References: Acts 7: 55 – end | 1 Peter 2: 2 – 10; John 14: 1 – 14
I was greatly cheered during the week. We have an ongoing debate in our house about the merits of butter versus low fat spread. I am a butter man and have never been converted to the dubious delights of the paler more insipid alternatives, which despite every attempt to the contrary, I can believe is not butter. My father-in-law, who routinely sits next to me at breakfast, has been schooled in years of how much easier it is to get low fat spread out of the plastic disposable container it comes in than hard butter out of a butter dish, and how actually he can’t taste the difference, once he lathered it thickly with marmalade. This leads to healthy debates which have not yet descended into fist fights.
But on the news on Wednesday was the music to my ears that butter is actually now thought to be better for you than low-fat alternatives because it contains so much less processed food.
Now I just need to be told that a pint of bitter is healthier than a glass of water and my life will be complete.
Where in our readings this morning did you hear about nourishing sustaining food, and what did it say?

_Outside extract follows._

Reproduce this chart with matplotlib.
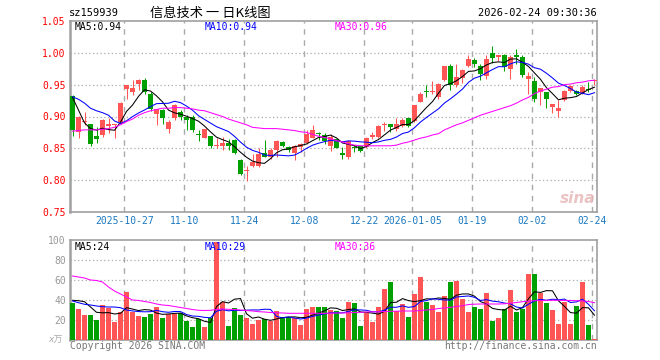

The answer is our second reading from St Peter’s first letter. We heard ‘Like newborn infants, long for the pure, spiritual milk’. Do you remember hearing this quote from the bible before? For some reason it sticks in my mind but I’m not sure I’ve ever considered what this pure spiritual milk might be. So for my benefit just as much as yours, that’s where we’re going today.
What is quite clear is why we need pure spiritual milk because St Peter finishes the quote like this, ‘Like newborn infants, long for the pure, spiritual milk, so that by it you may grow into salvation’. So whatever this spiritual milk is, it’s essential if we want to grow fit and healthy in our relationship with God. Salvation from the poor and sickly life we lead without God.
Because that’s what it is. Life without God is highly likely to be self-centred, or at least centred around our own families and concerns, and there’s only a very small percentage of people for whom this is not true. I challenge you to think of more than a handful and these are likely not to be people you know personally.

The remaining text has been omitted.